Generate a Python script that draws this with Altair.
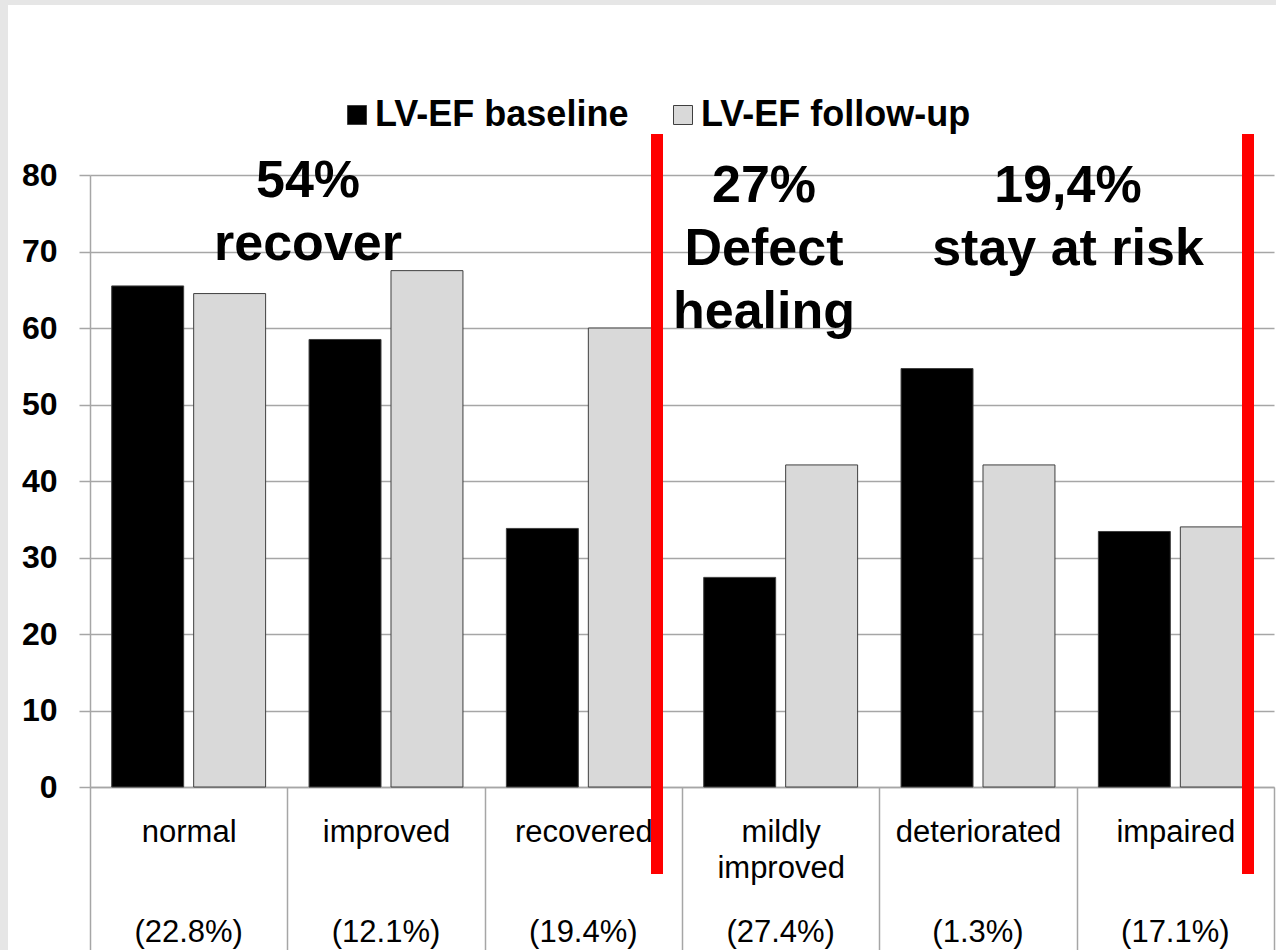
import altair as alt
import pandas as pd

# ---- data -------------------------------------------------------------
categories = ["normal", "improved", "recovered", "mildly improved", "deteriorated", "impaired"]
shares = ["22.8%", "12.1%", "19.4%", "27.4%", "1.3%", "17.1%"]
series = ["LV-EF baseline", "LV-EF follow-up"]
ef_baseline = [65.5, 58.5, 33.8, 27.4, 54.7, 33.4]
ef_follow_up = [64.5, 67.5, 60.0, 42.1, 42.1, 34.0]

notes = ["54%\nrecover", "27%\nDefect\nhealing", "19,4%\nstay at risk"]

# ---- layout / style ---------------------------------------------------
W, H = 1184, 612
PAD = {"left": 90, "top": 175, "right": 2, "bottom": 164}
GRID = "#a6a6a6"
FONT = "Liberation Sans"
note_pos = [(218, 22), (674, 27), (978, 27)]
divider_x = [567, 1158]
share_y = 767

rows = []
for c, b, f in zip(categories, ef_baseline, ef_follow_up):
    rows.append({"group": c, "series": series[0], "ef": b})
    rows.append({"group": c, "series": series[1], "ef": f})
df = pd.DataFrame(rows)

x_enc = alt.X(
    "group:N",
    sort=categories,
    title=None,
    scale=alt.Scale(paddingInner=0, paddingOuter=0),
    axis=alt.Axis(
        labelExpr="split(datum.label, ' ')",
        labelAngle=0,
        labelFontSize=31,
        labelColor="black",
        labelBaseline="alphabetic",
        labelLineHeight=36,
        labelPadding=-109,
        labelOverlap=False,
        labelLimit=400,
        tickBand="extent",
        tickSize=163,
        tickColor=GRID,
        tickWidth=1.5,
        domainColor=GRID,
        domainWidth=1.5,
        grid=False,
    ),
)

bars = alt.Chart(df).mark_bar(stroke="#3f3f3f", strokeWidth=1).encode(
    x=x_enc,
    xOffset=alt.XOffset(
        "series:N", sort=series,
        scale=alt.Scale(paddingInner=0.122, paddingOuter=0.265),
    ),
    y=alt.Y(
        "ef:Q",
        title=None,
        scale=alt.Scale(domain=[0, 80]),
        axis=alt.Axis(
            values=list(range(0, 81, 10)),
            labelFontSize=32,
            labelFontWeight="bold",
            labelColor="black",
            labelPadding=22,
            tickSize=11,
            tickColor=GRID,
            tickWidth=1.5,
            gridColor=GRID,
            gridWidth=1.5,
            domainColor=GRID,
            domainWidth=1.5,
        ),
    ),
    fill=alt.Fill(
        "series:N",
        sort=series,
        scale=alt.Scale(domain=series, range=["#000000", "#d9d9d9"]),
        legend=alt.Legend(
            title=None,
            orient="none",
            legendX=249,
            legendY=-78,
            direction="horizontal",
            symbolType="square",
            symbolSize=361,
            symbolStrokeColor="#3f3f3f",
            symbolStrokeWidth=1,
            labelFontSize=36,
            labelFontWeight="bold",
            labelColor="black",
            labelOffset=0,
            columnPadding=36,
            labelLimit=500,
        ),
    ),
)

# share of patients in each group, printed under the group name
share_df = pd.DataFrame({"group": categories, "share": [f"({s})" for s in shares]})
share_text = alt.Chart(share_df).mark_text(
    fontSize=31, baseline="alphabetic", align="center", color="black"
).encode(
    x=alt.X("group:N", sort=categories),
    y=alt.value(share_y),
    text="share:N",
)

one = pd.DataFrame({"k": [0]})

# red group dividers
dividers = [
    alt.Chart(one).mark_rule(color="#ff0000", strokeWidth=12).encode(
        x=alt.value(x), y=alt.value(-41), y2=alt.value(699)
    )
    for x in divider_x
]

# group annotations
labels = [
    alt.Chart(one).mark_text(
        fontSize=52, fontWeight="bold", align="center", baseline="alphabetic",
        lineBreak="\n", lineHeight=63, color="black",
    ).encode(x=alt.value(px), y=alt.value(py), text=alt.value(t))
    for t, (px, py) in zip(notes, note_pos)
]

# slide frame strips
frame = [
    alt.Chart(one).mark_rect(color="#e6e6e6").encode(
        x=alt.value(-90), x2=alt.value(-82), y=alt.value(-175), y2=alt.value(H + PAD["bottom"])
    ),
    alt.Chart(one).mark_rect(color="#e6e6e6").encode(
        x=alt.value(-90), x2=alt.value(W + PAD["right"]), y=alt.value(-175), y2=alt.value(-170)
    ),
]

chart = alt.layer(bars, share_text, *dividers, *labels, *frame).properties(
    width=W,
    height=H,
    padding=PAD,
    autosize=alt.AutoSizeParams(type="none"),
    background="white",
).configure(font=FONT).configure_view(stroke=None)

chart.save("out.html", embed_options={"renderer": "svg", "actions": False})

■ Short problem ■
Pictures are excluded; copy all other data exactly as shown.

■ Result ■
Generate a Python script that draws this with Altair.
import altair as alt
import pandas as pd

# ---- data -------------------------------------------------------------
categories = ["normal", "improved", "recovered", "mildly improved", "deteriorated", "impaired"]
shares = ["22.8%", "12.1%", "19.4%", "27.4%", "1.3%", "17.1%"]
series = ["LV-EF baseline", "LV-EF follow-up"]
ef_baseline = [65.5, 58.5, 33.8, 27.4, 54.7, 33.4]
ef_follow_up = [64.5, 67.5, 60.0, 42.1, 42.1, 34.0]

notes = ["54%\nrecover", "27%\nDefect\nhealing", "19,4%\nstay at risk"]

# ---- layout / style ---------------------------------------------------
W, H = 1184, 612
PAD = {"left": 90, "top": 175, "right": 2, "bottom": 164}
GRID = "#a6a6a6"
FONT = "Liberation Sans"
note_pos = [(218, 22), (674, 27), (978, 27)]
divider_x = [567, 1158]
share_y = 767

rows = []
for c, b, f in zip(categories, ef_baseline, ef_follow_up):
    rows.append({"group": c, "series": series[0], "ef": b})
    rows.append({"group": c, "series": series[1], "ef": f})
df = pd.DataFrame(rows)

x_enc = alt.X(
    "group:N",
    sort=categories,
    title=None,
    scale=alt.Scale(paddingInner=0, paddingOuter=0),
    axis=alt.Axis(
        labelExpr="split(datum.label, ' ')",
        labelAngle=0,
        labelFontSize=31,
        labelColor="black",
        labelBaseline="alphabetic",
        labelLineHeight=36,
        labelPadding=-109,
        labelOverlap=False,
        labelLimit=400,
        tickBand="extent",
        tickSize=163,
        tickColor=GRID,
        tickWidth=1.5,
        domainColor=GRID,
        domainWidth=1.5,
        grid=False,
    ),
)

bars = alt.Chart(df).mark_bar(stroke="#3f3f3f", strokeWidth=1).encode(
    x=x_enc,
    xOffset=alt.XOffset(
        "series:N", sort=series,
        scale=alt.Scale(paddingInner=0.122, paddingOuter=0.265),
    ),
    y=alt.Y(
        "ef:Q",
        title=None,
        scale=alt.Scale(domain=[0, 80]),
        axis=alt.Axis(
            values=list(range(0, 81, 10)),
            labelFontSize=32,
            labelFontWeight="bold",
            labelColor="black",
            labelPadding=22,
            tickSize=11,
            tickColor=GRID,
            tickWidth=1.5,
            gridColor=GRID,
            gridWidth=1.5,
            domainColor=GRID,
            domainWidth=1.5,
        ),
    ),
    fill=alt.Fill(
        "series:N",
        sort=series,
        scale=alt.Scale(domain=series, range=["#000000", "#d9d9d9"]),
        legend=alt.Legend(
            title=None,
            orient="none",
            legendX=249,
            legendY=-78,
            direction="horizontal",
            symbolType="square",
            symbolSize=361,
            symbolStrokeColor="#3f3f3f",
            symbolStrokeWidth=1,
            labelFontSize=36,
            labelFontWeight="bold",
            labelColor="black",
            labelOffset=0,
            columnPadding=36,
            labelLimit=500,
        ),
    ),
)

# share of patients in each group, printed under the group name
share_df = pd.DataFrame({"group": categories, "share": [f"({s})" for s in shares]})
share_text = alt.Chart(share_df).mark_text(
    fontSize=31, baseline="alphabetic", align="center", color="black"
).encode(
    x=alt.X("group:N", sort=categories),
    y=alt.value(share_y),
    text="share:N",
)

one = pd.DataFrame({"k": [0]})

# red group dividers
dividers = [
    alt.Chart(one).mark_rule(color="#ff0000", strokeWidth=12).encode(
        x=alt.value(x), y=alt.value(-41), y2=alt.value(699)
    )
    for x in divider_x
]

# group annotations
labels = [
    alt.Chart(one).mark_text(
        fontSize=52, fontWeight="bold", align="center", baseline="alphabetic",
        lineBreak="\n", lineHeight=63, color="black",
    ).encode(x=alt.value(px), y=alt.value(py), text=alt.value(t))
    for t, (px, py) in zip(notes, note_pos)
]

# slide frame strips
frame = [
    alt.Chart(one).mark_rect(color="#e6e6e6").encode(
        x=alt.value(-90), x2=alt.value(-82), y=alt.value(-175), y2=alt.value(H + PAD["bottom"])
    ),
    alt.Chart(one).mark_rect(color="#e6e6e6").encode(
        x=alt.value(-90), x2=alt.value(W + PAD["right"]), y=alt.value(-175), y2=alt.value(-170)
    ),
]

chart = alt.layer(bars, share_text, *dividers, *labels, *frame).properties(
    width=W,
    height=H,
    padding=PAD,
    autosize=alt.AutoSizeParams(type="none"),
    background="white",
).configure(font=FONT).configure_view(stroke=None)

chart.save("out.html", embed_options={"renderer": "svg", "actions": False})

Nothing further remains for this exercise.